- Developer: Rusty Lake
- Publisher: Rusty Lake
- Composer: Victor Butzelaar
- Series: Cube Escape
- Engine: Unity
- Platforms: Android; iOS; macOS; Windows; Nintendo Switch;
- Release: Android, iOS, macOS, Win WW: November 2, 2022; ; Switch WW: July 6, 2023; ;
- Genre: Adventure
- Mode: Multiplayer

= The Past Within =

The Past Within is a 2022 adventure video game developed and published by Dutch studio Rusty Lake. It is a cooperative multiplayer game where two people must share clues to solve puzzles. It was initially released for Android, iOS, macOS, and Windows.
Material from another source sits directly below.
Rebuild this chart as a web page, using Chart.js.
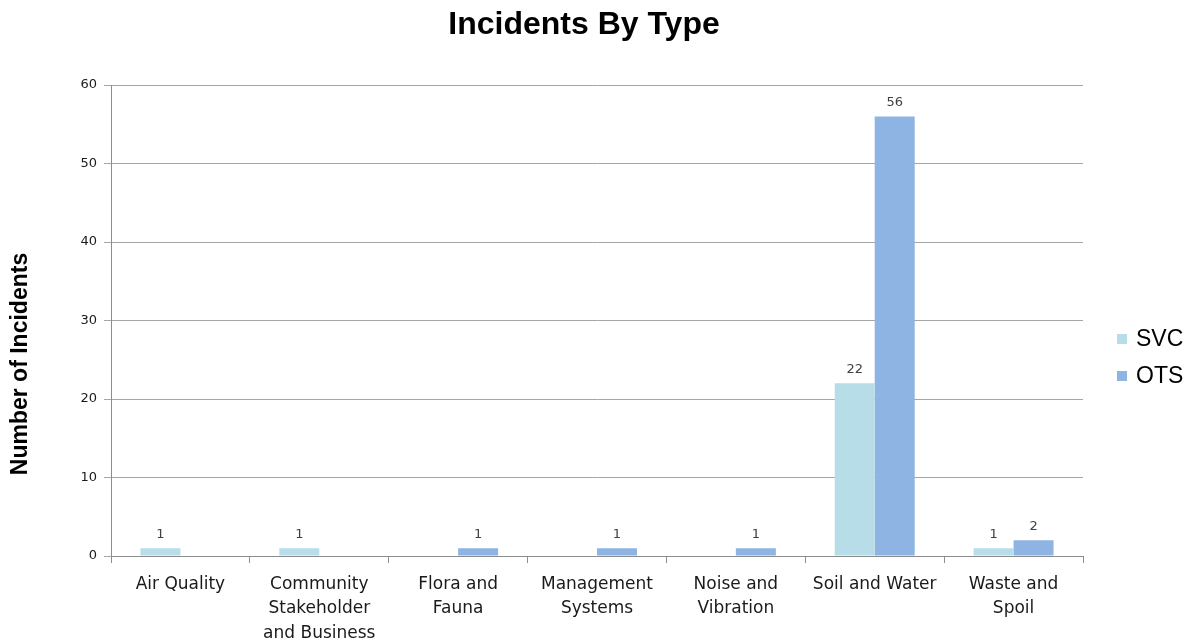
<!DOCTYPE html>
<html>
<head>
<meta charset="utf-8">
<script src="https://cdn.jsdelivr.net/npm/chart.js@4.4.1/dist/chart.umd.min.js"></script>
<style>
  html, body { margin: 0; padding: 0; background: #fff; }
  #wrap { width: 1197px; height: 639px; }
</style>
</head>
<body>
<div id="wrap"><canvas id="incidents-chart" width="1197" height="639"></canvas></div>
<script>
// Incident counts per category
const categories = [
  'Air Quality',
  ['Community', 'Stakeholder', 'and Business'],
  ['Flora and', 'Fauna'],
  ['Management', 'Systems'],
  ['Noise and', 'Vibration'],
  'Soil and Water',
  ['Waste and', 'Spoil']
];
const svcCounts = [1, 1, null, null, null, 22, 1];
const otsCounts = [null, null, 1, 1, 1, 56, 2];
const yTicks = [0, 10, 20, 30, 40, 50, 60];
const chartTitle = 'Incidents By Type';
const yAxisTitle = 'Number of Incidents';

const gridGray = '#a6a6a6';
const axisGray = '#8c8c8c';
const arialFamily = '"Liberation Sans", Arial, sans-serif';
const tickFamily = '"DejaVu Sans", Verdana, sans-serif';

// Writes the count above each bar that has one
const barValueLabels = {
  id: 'barValueLabels',
  afterDatasetsDraw(chart) {
    const ctx = chart.ctx;
    ctx.save();
    ctx.font = '13px ' + tickFamily;
    ctx.fillStyle = '#404040';
    ctx.textAlign = 'center';
    ctx.textBaseline = 'bottom';
    chart.data.datasets.forEach((ds, i) => {
      const meta = chart.getDatasetMeta(i);
      meta.data.forEach((bar, j) => {
        const v = ds.data[j];
        if (v === null || v === undefined) return;
        ctx.fillText(String(v), bar.x, bar.y - 7);
      });
    });
    ctx.restore();
  }
};

// Title across the whole canvas, rotated y-axis title and the series key
const sideText = {
  id: 'sideText',
  afterDraw(chart) {
    const ctx = chart.ctx;
    ctx.save();
    ctx.fillStyle = '#000';
    ctx.font = 'bold 32px ' + arialFamily;
    ctx.textAlign = 'center';
    ctx.textBaseline = 'middle';
    ctx.fillText(chartTitle, 584, 25);
    ctx.restore();

    ctx.save();
    ctx.fillStyle = '#000';
    ctx.font = 'bold 23px ' + arialFamily;
    ctx.textAlign = 'center';
    ctx.textBaseline = 'middle';
    ctx.translate(21, 364);
    ctx.rotate(-Math.PI / 2);
    ctx.fillText(yAxisTitle, 0, 0);
    ctx.restore();

    ctx.save();
    ctx.font = '23px ' + arialFamily;
    ctx.textAlign = 'left';
    ctx.textBaseline = 'middle';
    chart.data.datasets.forEach((ds, i) => {
      const y = 339 + i * 37;
      ctx.fillStyle = ds.backgroundColor;
      ctx.fillRect(1117, y - 5, 10, 10);
      ctx.fillStyle = '#000';
      ctx.fillText(ds.label, 1136, y + 1);
    });
    ctx.restore();
  }
};

const chart = new Chart(document.getElementById('incidents-chart').getContext('2d'), {
  type: 'bar',
  data: {
    labels: categories,
    datasets: [
      {
        label: 'SVC',
        data: svcCounts,
        backgroundColor: '#b7dde8',
        borderWidth: 0
      },
      {
        label: 'OTS',
        data: otsCounts,
        backgroundColor: '#8eb4e3',
        borderWidth: 0
      }
    ]
  },
  options: {
    responsive: false,
    animation: false,
    layout: { padding: { left: 0, right: 114, top: 85, bottom: 0 } },
    datasets: {
      bar: { categoryPercentage: 0.576, barPercentage: 1.0, skipNull: false }
    },
    plugins: {
      title: { display: false },
      legend: { display: false },
      tooltip: { enabled: false }
    },
    scales: {
      x: {
        grid: {
          display: true,
          drawOnChartArea: false,
          drawTicks: true,
          tickLength: 7,
          color: axisGray
        },
        border: { display: true, color: axisGray, width: 1 },
        ticks: {
          color: '#1a1a1a',
          padding: 9,
          maxRotation: 0,
          autoSkip: false,
          font: { family: tickFamily, size: 17, lineHeight: 1.44 }
        },
        afterFit(scale) { scale.height = 83; }
      },
      y: {
        min: 0,
        max: 60,
        afterBuildTicks(scale) { scale.ticks = yTicks.map(v => ({ value: v })); },
        grid: {
          color: gridGray,
          drawTicks: true,
          tickLength: 7,
          lineWidth: 1
        },
        border: { display: true, color: axisGray, width: 1 },
        ticks: {
          color: '#1a1a1a',
          padding: 7,
          font: { family: tickFamily, size: 13 }
        },
        afterFit(scale) { scale.width = 111; }
      }
    }
  },
  plugins: [barValueLabels, sideText]
});
</script>
</body>
</html>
A Nintendo Switch version was released in 2023.

== Gameplay ==

Gameplay screenshot of the past.

Two players cooperate to solve puzzles. One player is in the past, and the other in the future. The Past Within features asymmetrical gameplay: both players must solve different puzzles, and they can neither see nor interact with the other person's puzzles. Clues in one time can affect puzzles in another, and actions taken by future-based player affect the past-based one. To complete the game, they must communicate effectively and describe each other's clues and puzzles. Players can switch roles and play again with a different set of puzzles. The game does not require an internet connection.

== Development ==
Rusty Lake, the studio behind the game, originally intended The Past Within to be a single-player game with puzzles both inside a 3D box and outside of it. During playtesting, they were inspired to partition the puzzles so they were self-contained. Rusty Lake released The Past Within for Android, iOS, macOS, and Windows on November 2, 2022. They released a Nintendo Switch version on July 6, 2023.

== Reception ==
The Past Within received mixed reviews on Metacritic. On release, Sam Loveridge of GamesRadar praised its inventiveness and said it was already on her list of the best games of 2022. In his review for Eurogamer, Matt Wales said the teamwork mechanic "conjures something memorable and unique". Pocket Gamers review, Will Quick, called it "an exciting and creepy mystery" with gameplay rarely found on mobile devices. However, Quick criticized its replay value. Rebecca Jones of Rock Paper Shotgun described it as "a satisfying couple of hours of good communication and cooperative puzzle solving".

It was nominated for best innovation and best game design at the 2023 Dutch Game Awards.